Referring to FIG. 3, the fluid entrains poppet 5e, which is larger than the body 5a, and will move it to engage the seat 2v as shown if the carrier shaft 5d is permitted to travel that far. The reduced bore continues as 2u. The valve is shown in the closed state with dashed lines showing the fully open valve position to which the poppet is urged when fluid flow is reduced. Shaft 5d has crosshead pin 5g which is shown urged into pocket 5q (position 2) of the serpentine groove 5f as shown in FIG. 4. The open position shown in dashed lines results from the force of spring 5h moving the cross head pin upward to position 3 in one of the pockets 5n.

By design choice the pockets can be distributed in a variety of series, such as two or more lower pockets between each intermediate pocket.

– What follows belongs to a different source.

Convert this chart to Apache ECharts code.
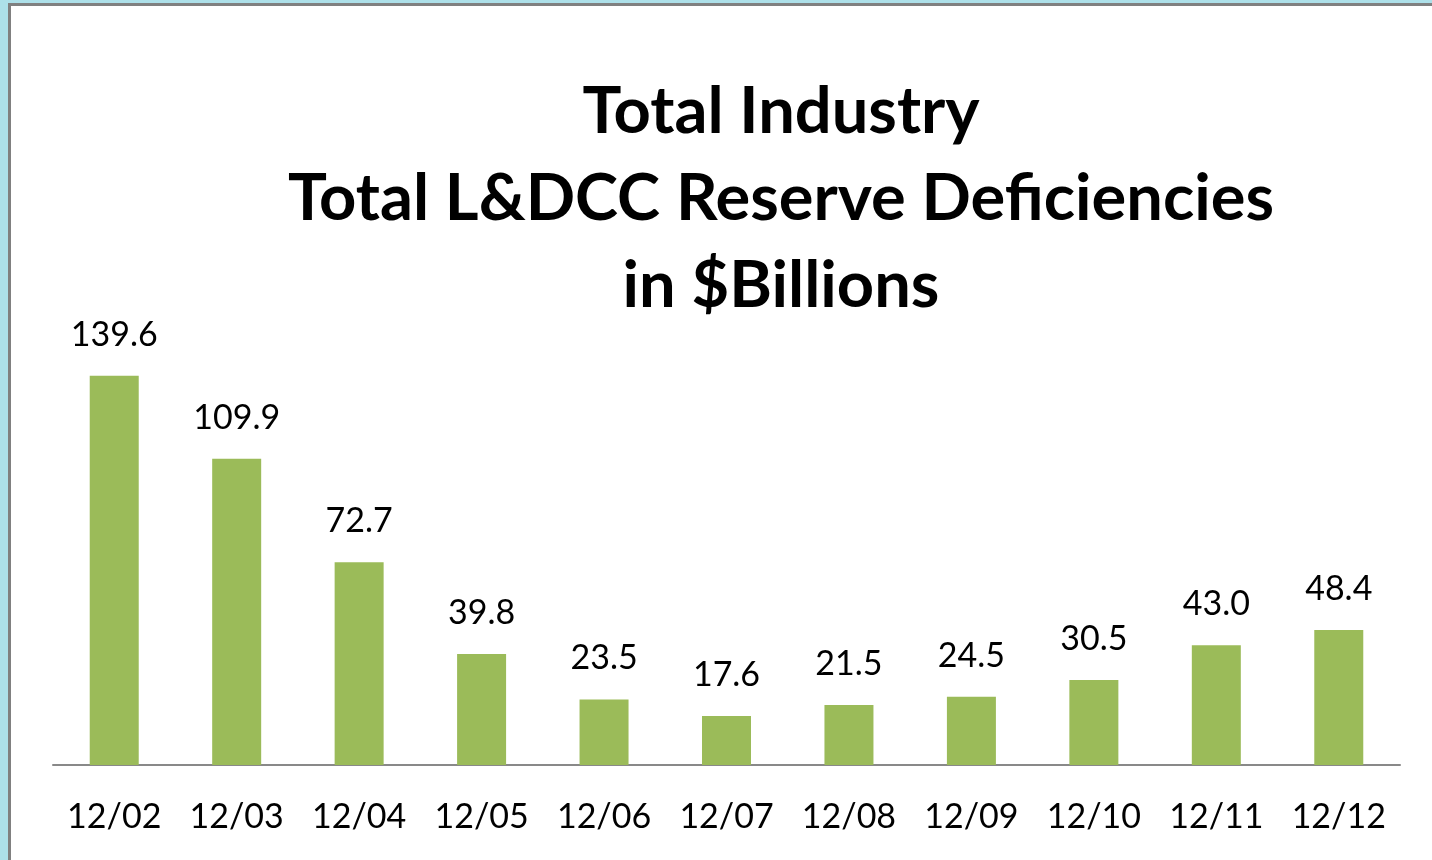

Likewise, a plurality of intermediate pockets can be placed between the lower pockets. The purpose to be served, in the expected drilling situation, dictates such distributions.

The valve poppet 5e is shown to engage the seat 2v. By design choice, the by-pass effect of channel 5k can be achieved by making the poppet smaller than the diameter of the restriction cooperating with the poppet and allowing fluid to by-pass between poppet and restriction. The upper end of the poppet can still be large enough to produce entrainment with the fluid stream. Such arrangements are anticipated by and are within the scope of the claims.

In FIG. 5 it can be seen that most elements are generally cylindrical. The cams (not shown in FIG. 5) are generally cylindrical is cross section.

From the foregoing, it will be seen that this invention is one well adapted to attain all of the ends and objects hereinabove set forth, together with other advantages which are obvious and which are inherent to the apparatus.

It will be understood that certain features and sub-combinations are of utility and may be employed without reference to other features and sub-combinations. This is contemplated by and is within the scope of the claims.

As many possible embodiments may be made of the apparatus of this invention without departing from the scope thereof, it is to be understood that all matter herein set forth or shown in the accompanying drawings is to be interpreted as illustrative and not in a limiting sense.